Flexible and multifunctional textile sensors woven from hierarchical structure yarns for integrated sleep activity monitoring and thermotherapy healthcare for pressure injuries

Abstract

Pressure injuries, a major healthcare threat for chronic bedridden patients, demand innovative solutions for real-time monitoring and therapeutic intervention. Existing rigid or film-based sensors face challenges in flexibility and multi-point sensing capabilities. Herein, we present a multifunctional textile sensor integrating real-time pressure monitoring and on-demand thermotherapy through hierarchical core–shell yarns (HCYs).
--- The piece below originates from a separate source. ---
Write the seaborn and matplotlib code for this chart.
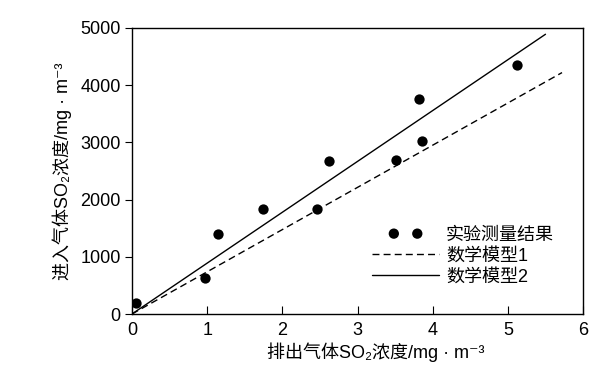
import numpy as np
import pandas as pd
import matplotlib
matplotlib.use("Agg")
import matplotlib.pyplot as plt
from matplotlib.collections import PathCollection
from matplotlib.legend_handler import HandlerPathCollection
import seaborn as sns

sns.set_theme(style="ticks")
plt.rcParams['font.family'] = ['Liberation Sans', 'Noto Sans CJK SC', 'DejaVu Sans']
plt.rcParams['text.color'] = 'black'
plt.rcParams['axes.labelcolor'] = 'black'
plt.rcParams['xtick.color'] = 'black'
plt.rcParams['ytick.color'] = 'black'

# measured points
x_meas = [0.05, 0.97, 1.15, 1.74, 2.46, 2.62, 3.51, 3.82, 3.86, 5.12]
y_meas = [198, 624, 1399, 1830, 1830, 2680, 2692, 3753, 3030, 4353]

# model lines (end points)
x_model1 = [0, 5.72]
y_model1 = [0, 4220]
x_model2 = [0, 5.5]
y_model2 = [0, 4890]

meas = pd.DataFrame({"x": x_meas, "y": y_meas})

fig = plt.figure(figsize=(6.08, 3.71), dpi=100)
ax = fig.add_axes([0.217, 0.1536, 0.742, 0.771])

sns.scatterplot(data=meas, x="x", y="y", ax=ax, color="black", s=55,
                edgecolor="black", linewidth=0, label="实验测量结果", zorder=3)
sns.lineplot(x=x_model1, y=y_model1, ax=ax, color="black", lw=1.0,
             linestyle=(0, (5, 3)), label="数学模型1")
sns.lineplot(x=x_model2, y=y_model2, ax=ax, color="black", lw=1.0,
             label="数学模型2")

ax.set_xlim(0, 6)
ax.set_ylim(0, 5000)
ax.set_xticks(range(0, 7))
ax.set_yticks(range(0, 5001, 1000))
ax.tick_params(axis='x', direction='in', length=6, width=0.8, labelsize=13, pad=6)
ax.tick_params(axis='y', direction='out', length=5, width=0.8, labelsize=13, pad=3)
for s in ax.spines.values():
    s.set_linewidth(1.0)
    s.set_color("black")

ax.set_xlabel('排出气体SO₂浓度/mg · m⁻³', fontsize=13, labelpad=2)
ax.xaxis.label.set_x(0.541)
ax.set_ylabel('进入气体SO₂浓度/mg · m⁻³', fontsize=13, labelpad=6)

leg = ax.legend(loc="lower right", bbox_to_anchor=(0.972, 0.044), frameon=False,
                fontsize=13, scatterpoints=2, scatteryoffsets=[0.5],
                handlelength=3.7, handletextpad=0.4, labelspacing=0.2,
                handler_map={PathCollection: HandlerPathCollection(marker_pad=1.2)})

fig.savefig("out.png", dpi=100)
The HCYs are fabricated via a continuous and scalable braiding technique, comprising a conductive core (silver-coated Lyocell yarns) and a protective nylon sheath, enabling high compressibility, excellent sensing performance (max GF = 21.5), and electrothermal performance with a controllable temperature range (39.3–77.8 °C). This effectively assists in alleviating muscle tension, thereby enhancing pressure injury prevention for patients. A machine learning-assisted smart posture monitoring system is further developed to achieve a high accuracy of 96.5% in recognizing sleeping postures, thereby effectively assessing the risk of injuries through the integration of deep learning, embedded systems, and internet technology. This work proposes a novel strategy for the efficient construction of smart textiles. Integrating wearable sensing and therapeutic functionalities aims at mitigating pressure injuries and improving patient care efficiency, thereby accelerating the advancement of next-generation wearable healthcare technologies.